ClientSSL and serverSSL profiles are quite similar but they are quite different at the same time (hope this makes sense). The important thing to understand is that clientSSL manage the client side of the connection and serverssl the server side, remember big-ip is a full proxy, no matter what client and server connectionas are different.
When you configure clientSSL and set certificate and key, that will be use when the SSL handshake happen between the client and you big-ip. In you serverssl profile this configuration has a different meaning due the server side context, the certificate and key will be use by the big-ip as client in the server side connection hence it will use the certificate to authenticate itself to the server. During the SSL handshake it will present the certificate you have in your profile to the server as a authentication mecanism. Honestly this is not very usual but the option is there.
Give this, you have several options to configure your bigip: SSL offload, SSL bridge, SSL forward, etc.
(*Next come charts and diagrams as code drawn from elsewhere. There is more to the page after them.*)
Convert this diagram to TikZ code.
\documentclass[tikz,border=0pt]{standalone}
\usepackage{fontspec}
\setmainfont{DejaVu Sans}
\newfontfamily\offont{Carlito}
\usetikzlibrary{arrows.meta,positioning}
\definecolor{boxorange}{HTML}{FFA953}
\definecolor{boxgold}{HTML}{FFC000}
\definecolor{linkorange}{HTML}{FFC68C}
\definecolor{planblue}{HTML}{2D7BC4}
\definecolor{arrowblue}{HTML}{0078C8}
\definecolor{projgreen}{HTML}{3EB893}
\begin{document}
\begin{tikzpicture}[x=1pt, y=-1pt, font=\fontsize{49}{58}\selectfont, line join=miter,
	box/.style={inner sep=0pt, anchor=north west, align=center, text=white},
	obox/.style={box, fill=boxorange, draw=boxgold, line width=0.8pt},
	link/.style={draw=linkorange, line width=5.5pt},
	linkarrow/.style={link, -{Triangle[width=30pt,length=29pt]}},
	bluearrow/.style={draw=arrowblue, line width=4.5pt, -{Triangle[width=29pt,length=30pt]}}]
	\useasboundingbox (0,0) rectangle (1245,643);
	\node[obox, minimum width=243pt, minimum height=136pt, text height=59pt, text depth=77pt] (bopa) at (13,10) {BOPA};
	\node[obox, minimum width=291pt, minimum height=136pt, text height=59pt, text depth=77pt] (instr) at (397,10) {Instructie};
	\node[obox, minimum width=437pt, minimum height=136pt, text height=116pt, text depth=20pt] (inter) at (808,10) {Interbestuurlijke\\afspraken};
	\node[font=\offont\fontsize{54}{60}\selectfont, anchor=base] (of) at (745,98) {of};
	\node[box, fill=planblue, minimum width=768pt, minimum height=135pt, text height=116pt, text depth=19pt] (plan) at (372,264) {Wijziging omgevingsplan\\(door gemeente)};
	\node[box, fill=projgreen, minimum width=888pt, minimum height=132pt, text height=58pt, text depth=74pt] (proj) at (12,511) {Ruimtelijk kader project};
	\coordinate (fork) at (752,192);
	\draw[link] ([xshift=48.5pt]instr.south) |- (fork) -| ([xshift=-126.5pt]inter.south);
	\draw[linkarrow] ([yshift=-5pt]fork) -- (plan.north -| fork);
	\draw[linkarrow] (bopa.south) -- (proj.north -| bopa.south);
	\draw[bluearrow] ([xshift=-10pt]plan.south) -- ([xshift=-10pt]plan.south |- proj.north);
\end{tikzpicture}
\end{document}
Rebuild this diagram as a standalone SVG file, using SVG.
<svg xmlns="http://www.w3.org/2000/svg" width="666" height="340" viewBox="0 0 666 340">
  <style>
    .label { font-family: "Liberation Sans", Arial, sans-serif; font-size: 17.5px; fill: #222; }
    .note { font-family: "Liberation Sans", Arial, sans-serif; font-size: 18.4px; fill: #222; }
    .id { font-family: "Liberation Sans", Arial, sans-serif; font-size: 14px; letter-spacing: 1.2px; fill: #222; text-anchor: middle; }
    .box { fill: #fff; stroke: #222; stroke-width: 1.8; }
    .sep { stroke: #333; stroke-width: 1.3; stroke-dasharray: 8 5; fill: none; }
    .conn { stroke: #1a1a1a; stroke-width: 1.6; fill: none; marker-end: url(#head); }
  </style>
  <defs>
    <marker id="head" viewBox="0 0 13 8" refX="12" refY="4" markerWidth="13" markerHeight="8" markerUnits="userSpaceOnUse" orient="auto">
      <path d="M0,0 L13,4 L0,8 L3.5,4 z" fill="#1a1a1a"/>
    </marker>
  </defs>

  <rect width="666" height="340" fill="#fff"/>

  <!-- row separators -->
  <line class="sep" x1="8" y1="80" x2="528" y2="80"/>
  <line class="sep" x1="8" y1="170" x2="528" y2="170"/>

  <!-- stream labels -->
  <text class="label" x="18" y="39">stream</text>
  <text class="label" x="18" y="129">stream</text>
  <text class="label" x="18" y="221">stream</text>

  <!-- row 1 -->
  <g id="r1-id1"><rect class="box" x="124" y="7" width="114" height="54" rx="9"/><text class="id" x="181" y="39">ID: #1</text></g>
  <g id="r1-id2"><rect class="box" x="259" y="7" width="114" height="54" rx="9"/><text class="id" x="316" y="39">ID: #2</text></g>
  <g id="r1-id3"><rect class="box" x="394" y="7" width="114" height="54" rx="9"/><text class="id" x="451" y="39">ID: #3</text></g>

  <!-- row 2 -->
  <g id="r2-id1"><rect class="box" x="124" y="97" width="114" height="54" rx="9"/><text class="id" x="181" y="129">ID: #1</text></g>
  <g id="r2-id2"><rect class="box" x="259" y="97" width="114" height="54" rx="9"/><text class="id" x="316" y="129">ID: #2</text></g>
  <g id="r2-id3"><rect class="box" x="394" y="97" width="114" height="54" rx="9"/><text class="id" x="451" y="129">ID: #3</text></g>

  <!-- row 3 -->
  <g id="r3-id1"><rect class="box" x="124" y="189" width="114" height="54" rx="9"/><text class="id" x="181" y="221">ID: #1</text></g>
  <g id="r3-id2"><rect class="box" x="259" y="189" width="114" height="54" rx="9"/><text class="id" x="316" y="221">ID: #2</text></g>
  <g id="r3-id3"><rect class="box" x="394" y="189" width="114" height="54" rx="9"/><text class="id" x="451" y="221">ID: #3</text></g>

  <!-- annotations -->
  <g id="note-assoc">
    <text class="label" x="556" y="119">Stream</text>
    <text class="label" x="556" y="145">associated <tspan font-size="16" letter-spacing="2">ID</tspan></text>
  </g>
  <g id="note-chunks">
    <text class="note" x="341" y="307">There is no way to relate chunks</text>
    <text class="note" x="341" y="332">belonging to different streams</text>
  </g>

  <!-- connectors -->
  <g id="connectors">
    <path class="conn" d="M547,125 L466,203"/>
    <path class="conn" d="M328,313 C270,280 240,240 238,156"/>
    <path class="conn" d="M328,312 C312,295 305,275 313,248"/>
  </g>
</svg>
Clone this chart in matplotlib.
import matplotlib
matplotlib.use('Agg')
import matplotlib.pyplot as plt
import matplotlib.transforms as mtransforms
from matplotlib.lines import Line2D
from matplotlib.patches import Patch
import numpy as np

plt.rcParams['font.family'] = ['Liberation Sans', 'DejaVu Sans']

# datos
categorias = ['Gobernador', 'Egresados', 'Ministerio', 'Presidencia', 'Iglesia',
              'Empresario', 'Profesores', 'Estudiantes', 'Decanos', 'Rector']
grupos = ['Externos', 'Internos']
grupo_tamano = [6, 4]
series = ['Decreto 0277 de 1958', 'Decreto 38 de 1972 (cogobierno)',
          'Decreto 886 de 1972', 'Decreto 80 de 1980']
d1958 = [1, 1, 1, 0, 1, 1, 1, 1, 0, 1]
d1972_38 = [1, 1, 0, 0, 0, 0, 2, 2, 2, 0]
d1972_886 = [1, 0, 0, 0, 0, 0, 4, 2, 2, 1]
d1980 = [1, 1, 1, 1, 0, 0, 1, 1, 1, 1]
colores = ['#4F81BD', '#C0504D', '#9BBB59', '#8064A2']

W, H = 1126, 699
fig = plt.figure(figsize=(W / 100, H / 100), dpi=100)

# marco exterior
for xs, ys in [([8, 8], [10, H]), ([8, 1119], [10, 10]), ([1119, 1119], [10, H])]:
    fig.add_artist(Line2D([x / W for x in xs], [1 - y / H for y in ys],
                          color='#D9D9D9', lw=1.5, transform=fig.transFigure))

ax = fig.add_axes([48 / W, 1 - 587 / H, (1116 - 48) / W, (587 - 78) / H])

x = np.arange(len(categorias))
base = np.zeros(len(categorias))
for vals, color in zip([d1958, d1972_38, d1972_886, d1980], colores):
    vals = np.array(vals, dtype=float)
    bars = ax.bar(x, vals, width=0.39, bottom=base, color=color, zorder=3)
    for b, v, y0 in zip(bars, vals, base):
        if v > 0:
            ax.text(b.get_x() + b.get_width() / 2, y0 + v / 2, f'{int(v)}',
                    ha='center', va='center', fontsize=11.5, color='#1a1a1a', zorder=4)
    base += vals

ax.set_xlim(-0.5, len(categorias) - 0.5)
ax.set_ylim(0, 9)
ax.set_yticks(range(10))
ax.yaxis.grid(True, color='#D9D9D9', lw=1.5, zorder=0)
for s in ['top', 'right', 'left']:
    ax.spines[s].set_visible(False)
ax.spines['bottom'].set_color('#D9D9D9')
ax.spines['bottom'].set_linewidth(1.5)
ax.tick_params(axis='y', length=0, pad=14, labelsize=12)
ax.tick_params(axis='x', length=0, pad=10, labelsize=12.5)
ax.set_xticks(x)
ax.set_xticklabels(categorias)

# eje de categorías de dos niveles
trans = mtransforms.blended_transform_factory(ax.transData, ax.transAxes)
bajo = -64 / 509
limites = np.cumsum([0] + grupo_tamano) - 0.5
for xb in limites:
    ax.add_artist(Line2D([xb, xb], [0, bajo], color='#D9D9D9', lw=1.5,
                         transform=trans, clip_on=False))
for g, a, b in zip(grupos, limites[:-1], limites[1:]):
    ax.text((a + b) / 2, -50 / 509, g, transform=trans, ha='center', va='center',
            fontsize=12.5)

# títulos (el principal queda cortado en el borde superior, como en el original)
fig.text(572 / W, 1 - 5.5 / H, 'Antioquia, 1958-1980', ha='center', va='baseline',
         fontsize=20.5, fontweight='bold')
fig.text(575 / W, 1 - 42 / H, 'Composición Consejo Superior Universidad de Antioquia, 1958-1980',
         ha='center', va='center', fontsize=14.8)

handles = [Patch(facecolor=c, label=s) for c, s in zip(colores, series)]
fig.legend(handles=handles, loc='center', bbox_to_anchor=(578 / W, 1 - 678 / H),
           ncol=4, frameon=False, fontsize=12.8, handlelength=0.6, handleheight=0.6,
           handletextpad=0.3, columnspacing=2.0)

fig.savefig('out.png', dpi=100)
90% of the times you will use SSL offload or SSL bridge, that's my experience. SSL offliad only requires a clientssl profile, on the server side you configure your pool of web server in the http port and the traffic goes in plain. SSL bridge adds the serverssl profile to get the traffic encrypted again hence you need your pool configure to send traffic to ssl port (and yes you still need a certificate, it can be any as this one is not expose to the client)
Regarding session keys, this is something negotiated between the peers during the SSL handshake, it is not something really initiated on one side.